I began to listen to the language and recognize the semantic environment.  They’d use military and industrial language, a throwback to the days when we adopted German militarism alongside the factory model, all in the name of “progress.”   Education reformers had taken something relational and turned it into a cold, effecient procedure, leaving us with:

  • Standardized standards with standardized assessments
  • Standardized materials with a bland, standardized textbook format
  • Standardized lesson plans, requiring all teachers to use the same format
  • Standardized discipline plans with rigid rules and procedures
  • Standardized physical climate, with the same Blackboard Configuration and Word Walls (we managed to align the words “hate the micromanaging tyranny” on ours)
  • Standardized grade levels and classrooms, so that students of mixed age and ability never have a chance to mentor one another

My Reaction

So, I became jaded and bitter and thought about the best option.  What’s the one, new model we need?  I worked on a committee to redesign our school and for awhile it seemed like the district was open to turning our “failing school” into a twenty-first century classroom.  After working on this committee, though, I recognized that we were doing the same thing.  We were creating a newer factory.  We were developing a one-size-fits-all model and expecting all teachers to fall in line with our thinking.

I recognized that the bigger issue of standardization is hubris.  I saw in myself a dangerous tendency to bulldoze others in the name of change, using the same semantic metaphors as those I wanted to revolt against.  “Just get on board.  If you aren’t on the same page, you need to find a new book,” I said at one point.  Yes, both cliche and innaccurate and subtly dangerous.

The Solution

Ultimately, if we want to see true reform, we have to recognize that it will look different in various contexts.  It might be unschooling for some, home schooling for others, community schools for others and progressive public schools for others.  It might mean building a new structure or it might mean transforming the factory into something beautiful.

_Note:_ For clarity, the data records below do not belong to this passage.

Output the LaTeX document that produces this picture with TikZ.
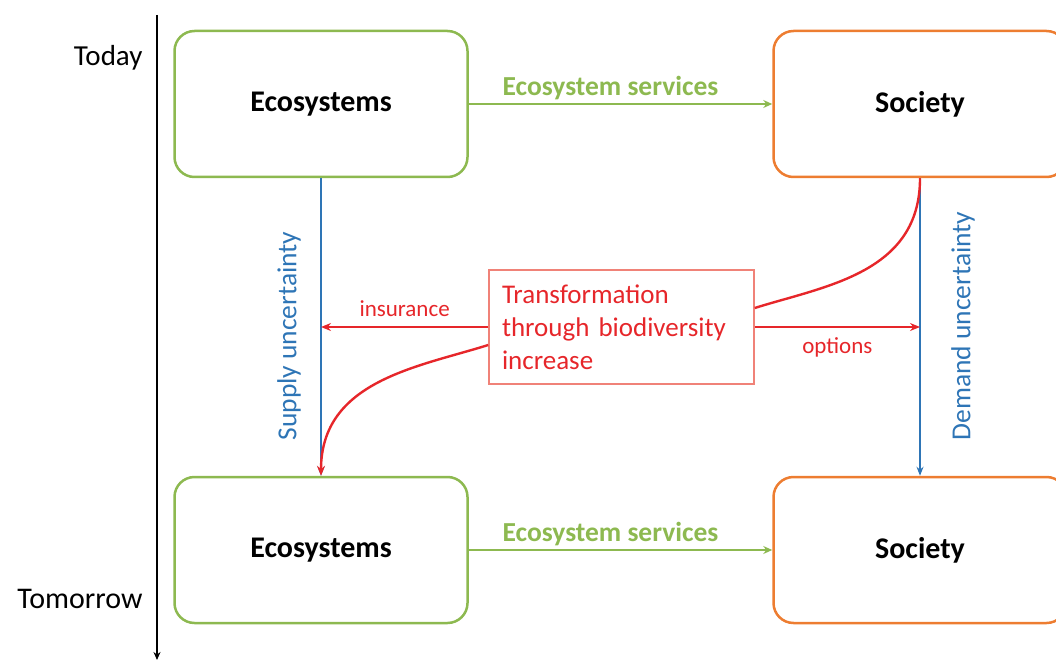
\documentclass[tikz,border=0pt]{standalone}
\usepackage{fontspec}
\setmainfont{Carlito}
\usetikzlibrary{arrows.meta}

\definecolor{ecogreen}{RGB}{141,185,80}
\definecolor{socorange}{RGB}{237,125,49}
\definecolor{uncblue}{RGB}{46,117,182}
\definecolor{transred}{RGB}{230,38,42}
\definecolor{boxred}{RGB}{240,130,120}

\begin{document}
\begin{tikzpicture}[x=1pt, y=-1pt,
	ecobox/.style = {draw = ecogreen, line width = 2.5pt, rounded corners = 20pt, minimum width = 293pt, minimum height = 146pt, font = \fontsize{30}{36}\selectfont\bfseries},
	socbox/.style = {ecobox, draw = socorange},
	serv/.style = {draw = ecogreen, line width = 2pt, -{Stealth[length = 9pt, width = 8pt]}},
	servlbl/.style = {text = ecogreen, font = \fontsize{27.5}{32}\selectfont\bfseries, xshift = -10pt},
	unc/.style = {draw = uncblue, line width = 2pt, -{Stealth[length = 9pt, width = 7pt]}},
	unclbl/.style = {rotate = 90, text = uncblue, font = \fontsize{27.5}{33}\selectfont},
	trans/.style = {draw = transred, line width = 2.4pt},
	translbl/.style = {text = transred, font = \fontsize{23}{27}\selectfont},
	]
	\useasboundingbox (0, 0) rectangle (1056, 660);

	% time axis
	\coordinate (tstart) at (157, 15);
	\coordinate (tend) at (157, 660);
	\draw[line width = 1.6pt, -{Stealth[length = 8pt, width = 7pt]}] (tstart) -- (tend);
	\node[anchor = east, font = \fontsize{29}{35}\selectfont] (today) at (146, 58) {Today};
	\node[anchor = east, font = \fontsize{30}{35}\selectfont] (tomorrow) at (146, 599) {Tomorrow};

	% boxes
	\node[ecobox] (ecoT) at (321, 104) {Ecosystems};
	\node[socbox] (socT) at (920, 104) {Society};
	\node[ecobox] (ecoB) at (321, 550) {Ecosystems};
	\node[socbox] (socB) at (920, 550) {Society};

	\node[draw = boxred, line width = 1.5pt, text = transred, font = \fontsize{27}{33}\selectfont, align = left, text width = 239pt, inner xsep = 13pt, minimum height = 114pt] (trans) at (621.5, 327) {Transformation\\through biodiversity\\increase};

	% ecosystem services
	\draw[serv] (ecoT) -- (socT) node[midway, above = 0pt, servlbl] {Ecosystem services};
	\draw[serv] (ecoB) -- (socB) node[midway, above = 0pt, servlbl] {Ecosystem services};

	% uncertainty
	\draw[unc] (ecoT) -- (ecoB);
	\draw[unc] (socT) -- (socB);
	\node[unclbl] (supply) at (289, 336) {Supply uncertainty};
	\node[unclbl] (demand) at (963, 326) {Demand uncertainty};

	% transformation
	\draw[trans, -{Stealth[length = 10pt, width = 8pt]}] (trans.west) -- (ecoT.south |- trans.west) node[midway, above = 6pt, translbl] {insurance};
	\draw[trans, -{Stealth[length = 10pt, width = 8pt]}] (trans.east) -- (socT.south |- trans.east) node[midway, below = 6pt, translbl] {options};
	\draw[trans, -{Stealth[length = 10pt, width = 8pt]}] ([yshift = -18pt] trans.west) .. controls +(-70, 22) and +(0, -95) .. (ecoB.north);
	\draw[trans] ([yshift = 19pt] trans.east) .. controls +(70, -22) and +(0, 95) .. (socT.south);
\end{tikzpicture}
\end{document}
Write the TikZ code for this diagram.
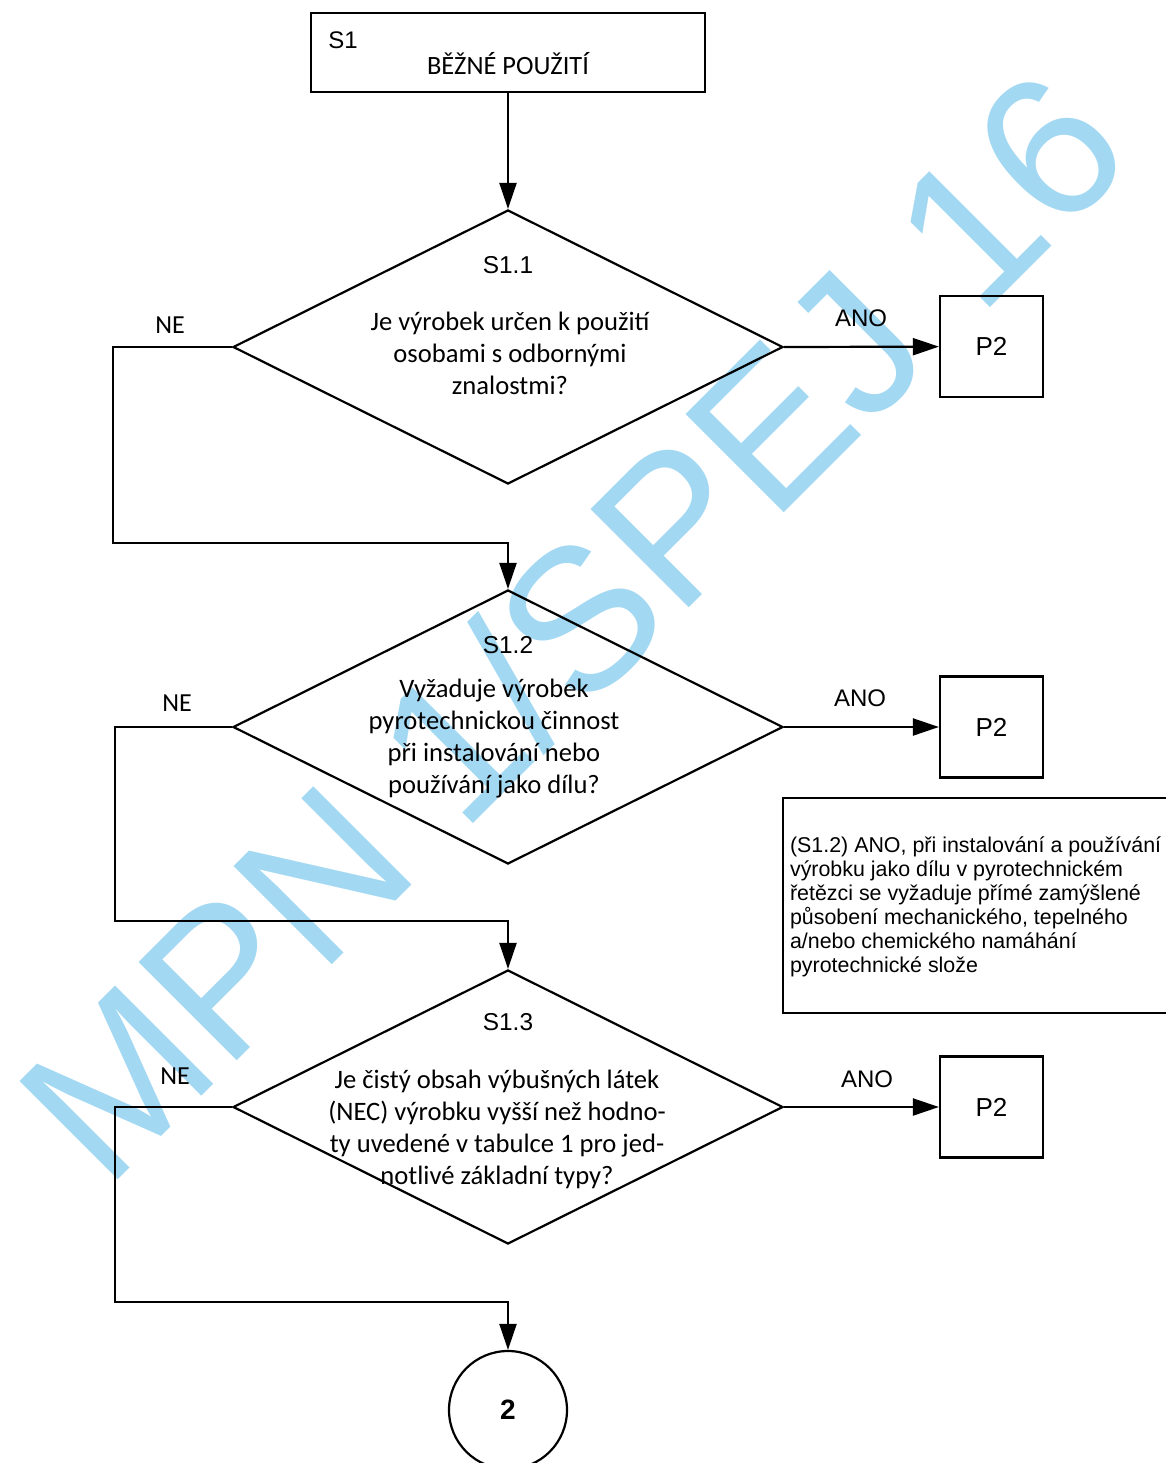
\documentclass[tikz,border=0pt]{standalone}
\usepackage{fontspec}
\setmainfont{Carlito}
\newfontfamily\arialf{Liberation Sans}
\usepackage{tikz}
\usetikzlibrary{shapes.geometric,arrows.meta,positioning,calc}
\usepackage{xcolor}
\definecolor{wmblue}{RGB}{163,216,243}
\tikzset{
  box/.style ={draw,line width=1.1pt,inner sep=0pt},
  dec/.style ={draw,line width=1.1pt,diamond,minimum width=275pt,minimum height=137pt,inner sep=0pt},
  tgt/.style ={box,minimum width=51.5pt,minimum height=50.5pt,font=\arialf\fontsize{13}{15}\selectfont},
  arr/.style ={line width=1.1pt,-{Triangle[length=13pt,width=8.5pt]}},
  sid/.style ={font=\arialf\fontsize{12.2}{14}\selectfont},
  yn/.style  ={font=\arialf\fontsize{12}{14}\selectfont},
  nel/.style ={font=\fontsize{13}{15}\selectfont},
  qtxt/.style={align=center,font=\fontsize{13.3}{16}\selectfont},
  ntxt/.style={align=left,font=\arialf\fontsize{10.7}{12}\selectfont},
}

\begin{document}
\begin{tikzpicture}[x=0.5pt,y=-0.5pt]
  \useasboundingbox (0,0) rectangle (1166,1463);
  \node[rotate=45,text=wmblue,font=\arialf\fontsize{101}{101}\selectfont] (wm) at (571,624) {MPN 1/SPEJ 16};

  \node[box,minimum width=197pt,minimum height=39.5pt] (s1) at (508,52.5) {};
  \node[sid,font=\arialf\fontsize{12}{14}\selectfont] (s1id) at (343,40) {S1};
  \node[font=\fontsize{13.2}{15}\selectfont] (s1t) at (508,64) {BĚŽNÉ POUŽITÍ};

  \node[dec] (d1) at (508,347) {};
  \node[sid] (d1id) at (508,265) {S1.1};
  \node[qtxt] (d1t) at (510,353) {Je výrobek určen k použití\\ osobami s odbornými\\ znalostmi?};
  \node[tgt] (p2a) at (991.5,346.5) {P2};
  \node[yn] (ano1) at (861,318) {ANO};
  \node[nel] (ne1l) at (170,325) {NE};
  \coordinate (ne1) at (113,543);

  \node[dec] (d2) at (508,727) {};
  \node[sid] (d2id) at (508,645) {S1.2};
  \node[qtxt] (d2t) at (494,739) {Vyžaduje výrobek\\ pyrotechnickou činnost\\ při instalování nebo\\ používání jako dílu?};
  \node[tgt] (p2b) at (991.5,727) {P2};
  \node[yn] (ano2) at (860,698) {ANO};
  \node[nel] (ne2l) at (177,703) {NE};
  \coordinate (ne2) at (115,921);

  \node[box,minimum width=210pt,minimum height=107.5pt] (note) at (993,905.5) {};
  \node[ntxt,anchor=west] (notet) at (783,907) {(S1.2) ANO, při instalování a používání\\ výrobku jako dílu v pyrotechnickém\\ řetězci se vyžaduje přímé zamýšlené\\ působení mechanického, tepelného\\ a/nebo chemického namáhání\\ pyrotechnické slože};

  \node[dec] (d3) at (508,1107) {};
  \node[sid] (d3id) at (508,1022) {S1.3};
  \node[qtxt] (d3t) at (497,1129) {Je čistý obsah výbušných látek\\ (NEC) výrobku vyšší než hodno-\\ ty uvedené v tabulce 1 pro jed-\\ notlivé základní typy?};
  \node[tgt] (p2c) at (991.5,1107) {P2};
  \node[yn] (ano3) at (867,1079) {ANO};
  \node[nel] (ne3l) at (175,1076) {NE};
  \coordinate (ne3) at (115,1302);

  \node[draw,circle,line width=1.1pt,minimum size=59pt,inner sep=0pt,font=\arialf\bfseries\fontsize{14}{16}\selectfont] (c2) at (508,1410) {2};

  \draw[arr] (s1) -- (d1.north);
  \draw[arr] (d1.east) -- (p2a);
  \draw[arr] (d1.west) -| (ne1) -| (d2.north);
  \draw[arr] (d2.east) -- (p2b);
  \draw[arr] (d2.west) -| (ne2) -| (d3.north);
  \draw[arr] (d3.east) -- (p2c);
  \draw[arr] (d3.west) -| (ne3) -| (c2);
\end{tikzpicture}
\end{document}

When we move from “this is what works, you need to try this” to “this worked for me,” what emerges is a true sense of unity in ideas like authenticity and humanity.

 

About John Spencer

I teach. I write. I live. I want to do all three authentically.

Discussion

7 thoughts on “The Issue Isn’t the Test

  1. Totally agree John. I don’t see the exams my students do in the IB program as evil. They are well constructed and although I think they are worth an inordinate amount of their grade, the exams are worth having. However, they aren’t for every student. No one program is right for every student, and a consequence of this is that no one assessment tool is the right one to measure how well a student, a school, or a teacher is doing.

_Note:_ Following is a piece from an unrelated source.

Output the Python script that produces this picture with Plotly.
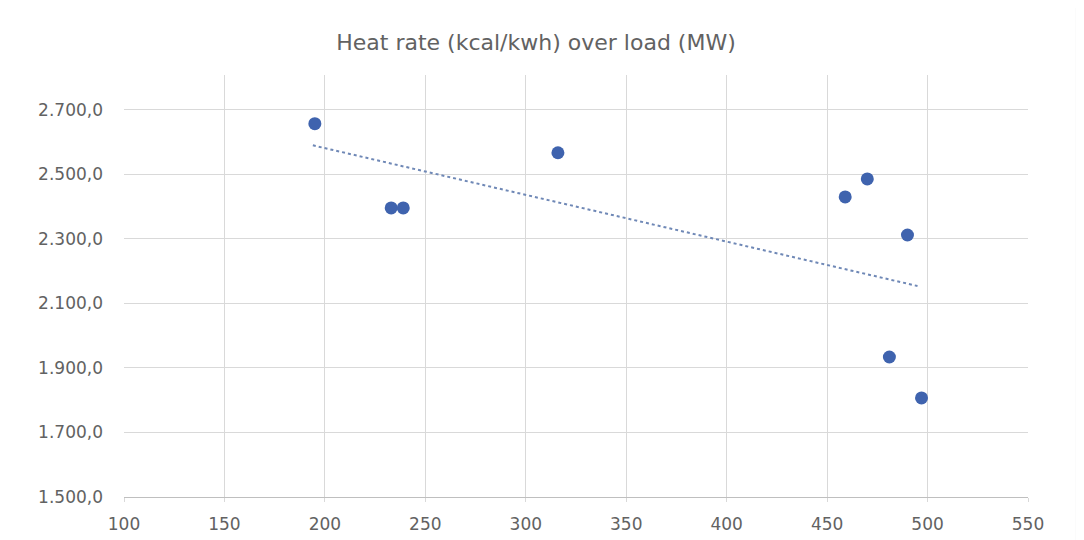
import plotly.graph_objects as go

# Data
load_mw = [195, 233, 239, 316, 459, 470, 490, 481, 497]
heat_rate = [2657, 2396, 2396, 2567, 2430, 2486, 2312, 1934, 1807]

trend_x = [194, 495]
trend_y = [2590, 2154]

x_ticks = [100, 150, 200, 250, 300, 350, 400, 450, 500, 550]
y_ticks = [1500, 1700, 1900, 2100, 2300, 2500, 2700]

title_text = "Heat rate (kcal/kwh) over load (MW)"

fig = go.Figure()
fig.add_trace(go.Scatter(
    x=trend_x, y=trend_y, mode="lines",
    line=dict(color="#6F88B6", width=2, dash="dot"),
    hoverinfo="skip", showlegend=False,
))
fig.add_trace(go.Scatter(
    x=load_mw, y=heat_rate, mode="markers",
    marker=dict(color="#3F63AE", size=13, line=dict(width=0)),
    showlegend=False,
))

font_family = "DejaVu Sans, Verdana, sans-serif"
fig.update_layout(
    width=1076, height=532,
    paper_bgcolor="white", plot_bgcolor="white",
    separators=",.",
    margin=dict(l=116, r=56, t=67, b=43, autoexpand=False),
    title=dict(text=title_text, x=0.4907, xanchor="center", y=0.936, yanchor="middle",
               font=dict(family=font_family, size=22, color="#626262")),
    font=dict(family=font_family, color="#626262"),
)
fig.update_xaxes(
    range=[100, 550], tickvals=x_ticks, ticktext=[str(v) for v in x_ticks],
    showgrid=True, gridcolor="#D9D9D9", gridwidth=1,
    showline=True, linecolor="#BFBFBF", linewidth=1,
    ticks="outside", ticklen=4, tickcolor="#D9D9D9",
    tickfont=dict(size=17, color="#626262"), ticklabelstandoff=8,
    zeroline=False, automargin=False,
)
fig.update_yaxes(
    range=[1500, 2808], tickvals=y_ticks, tickformat=",.1f",
    showgrid=True, gridcolor="#D9D9D9", gridwidth=1,
    showline=False, ticks="",
    tickfont=dict(size=17, color="#626262"), ticklabelstandoff=20,
    zeroline=False, automargin=False,
)
# faint chart border on the right edge
fig.add_shape(type="line", xref="paper", yref="paper", x0=1.054, x1=1.054, y0=-0.2, y1=1.3,
              line=dict(color="#E6E6E6", width=2))

fig.write_html("out.html")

    Posted by dwees | February 18, 2011, 9:58 am
  2. I’m with you both as well. There needs to be a vast portfolio of types of schools, kinds of learning environments, and a very real possibility of no school at all, for learners. The issue isn’t only standardized tests, of course. The trouble is that many (most) of our economy is built around the one-best-school-model, and it means an enormous shift of resources and responsibilities to broaden the portfolio. What do you think about that John?

    And what happens to kids who have no one to help them choose the best learning environment for them? What will their options look like?

    Posted by Kirsten Olson | February 18, 2011, 10:53 am
  3. You’ve hit a nail on the head here John. The challenge is that the nail is wrapped up in the threads of equity, equality and sameness. It will be tough to unravel this complexity, but I think that it will be worth it.

    If we can get past the polarization that tends to happen when we begin to talk about choice and alternative schools, we might be able to make some progress.

    I think that, attached to any government-funded alternative, there needs to be a valid research plan, as well as a communication strategy. These have been missing from many of the “innovations” with which I’ve been involved over the years and, as a result, the initiative can quickly become isolated and of no real value to anyone outside of the project.

    I appreciate the reminder that we don’t simply want to create another factory…

    stephen

    Posted by Stephen Hurley | February 18, 2011, 11:15 am
  4. Standardization is a big problem, but I think one of the legs on which it rests is testing, John. Topple the assessment and you topple the instruction that goes with it. I would accept the freedoms of diverse assessment and instruction in return for addressing a concept-baeed curriculum (content based curricula, when not requested by the student, are deadly).

    Let’s consider public education as a stool with standardization as its seat. Would it be okay if we replaced two of the legs and the seat, but kept some kind of common concept-based curriculum as a third, resilient leg?

    Best,
    C

    Posted by Chad Sansing | February 20, 2011, 4:30 pm
  5. Tests have been around forever. I, myself, took a state test every year in elementary school 10+ years before NCLB. My teachers never taught ‘test prep’ and there wasn’t a ‘word wall’ or standards written on the board for each subject each day. Yet, we all did fine on The Test.

    What I think has happened is that schools have overlooked that the best preparation for a test is a strong curriculum and a team of strong teachers who are trusted to do what they know is best for their students. Instead, schools have taken the easy route of basing everything around The Test. As Chad described, the Test has become the seat.

    As for your school’s initiative, I think that Kirsten has hit the nail on the head in that we have a ‘one school fits all’ mentality that makes us strive to create a pretty standardized experience no matter how innovative. I am glad to read, however, that your school was given the chance to turn itself around. I wish my last school had been given that chance. Instead we were shut down. Keep us updated on the progress.